Francis PERRAT : 18 ans, fils d’un cheminot de la rue Couriot, et Guy RAFFIN : 17 ans 1/2, fils d’un cheminot de la rue de Pressensé, engagés dans les FTP en septembre 1943. Arrêtés le 2 avril 1944, ils arrivent à Dachau le 2 juillet. Francis PERRAT mourra au camp de Flossenbourg en novembre 1944 et Guy RAFFIN à Leitmeritz, en février 1945.

– Fabien ROUSSEL : né à GRIGNY, cheminot à Vaise, membre de la Résistance, capturé dans une souricière le 16 mai 1944 quai de la Bibliothèque à LYON, interné à Montlac, fusillé à Saint Didier de Formans le 16 juin 1944.

Terminons par le grand absent de ce « dossier », à savoir Fleury Jay pas même cité une seule fois. Le CITOYEN tient à rétablir son honneur en reproduisant les lignes suivantes écrites par Roger Tissot «  Fleury était un cheminot engagé dans le mouvement syndical et politique. Célibataire, il consacrait tous ses instants de loisirs aux Syndicats, au Parti Communiste, à la section de Grigny des amis de l’Union Soviétique. C’était le militant dont l’action quotidienne était focalisée sur un but unique : améliorer le sort de l’homme. » Et nous pouvons rajouter pour compléter sa biographie : «  Cheminot au Sablon, arrêté, parce que Communiste, par la gendarmerie Française aux ordres de Pétain, le 7 juin 1940, puis transféré de camps d’internement en camps d’internement, acheminé ensuite à Burchenwald, puis à Allac, annexe de Dachau. Rapatrié fin juillet 45, il mourut en 1950, épuisé des suites des sévices qu’il avait subis. »
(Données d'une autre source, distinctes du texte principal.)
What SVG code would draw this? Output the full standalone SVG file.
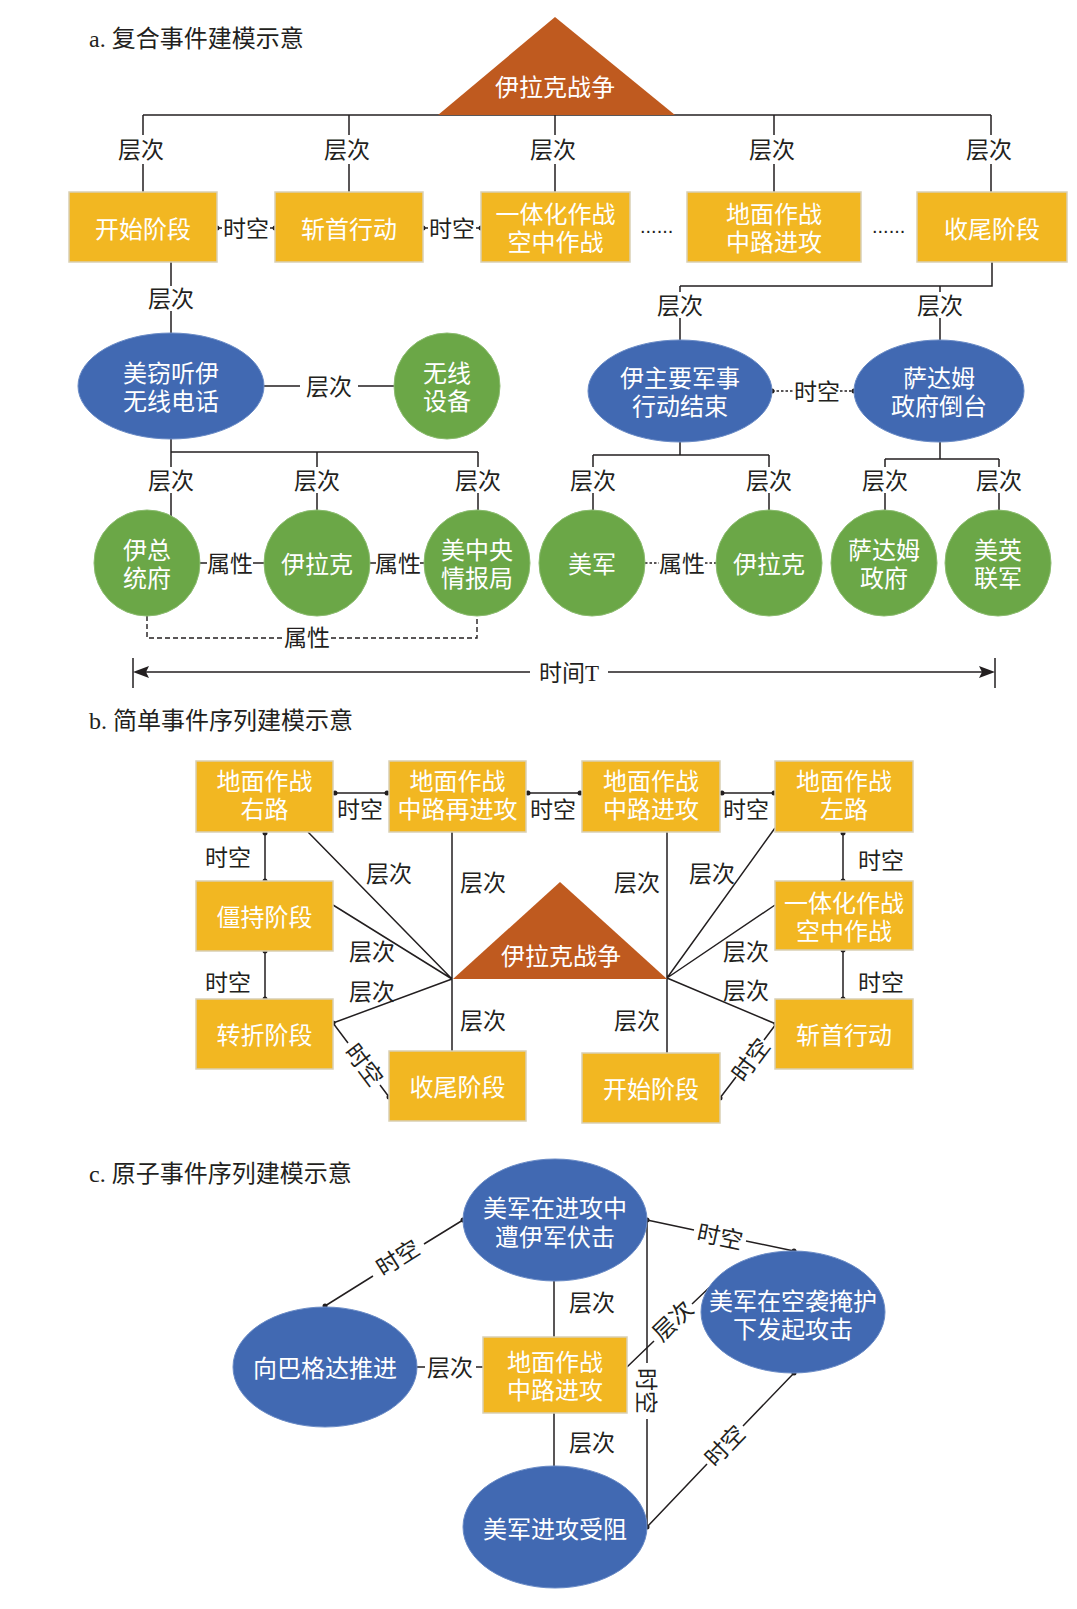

Nous rappelons à l’équipe municipale que l’on ne se grandit pas en transformant ou en éludant les faits. Le devoir de mémoire impose une éthique exemplaire.
Et si c’est ce récit qui a été fait aux élèves de la commune par les deux associations mises en avant dans l’article, il y a vraiment lieu de se poser des questions quant à la signification de la réécriture de cette page de l’histoire de notre ville par la municipalité UMP en place.

Notes :
(1) Grigny martyrisée, Roger Tissot, p 154, 159.
(2) Édouard Brenot : 150 ans de chemin de fer – Grigny Badan.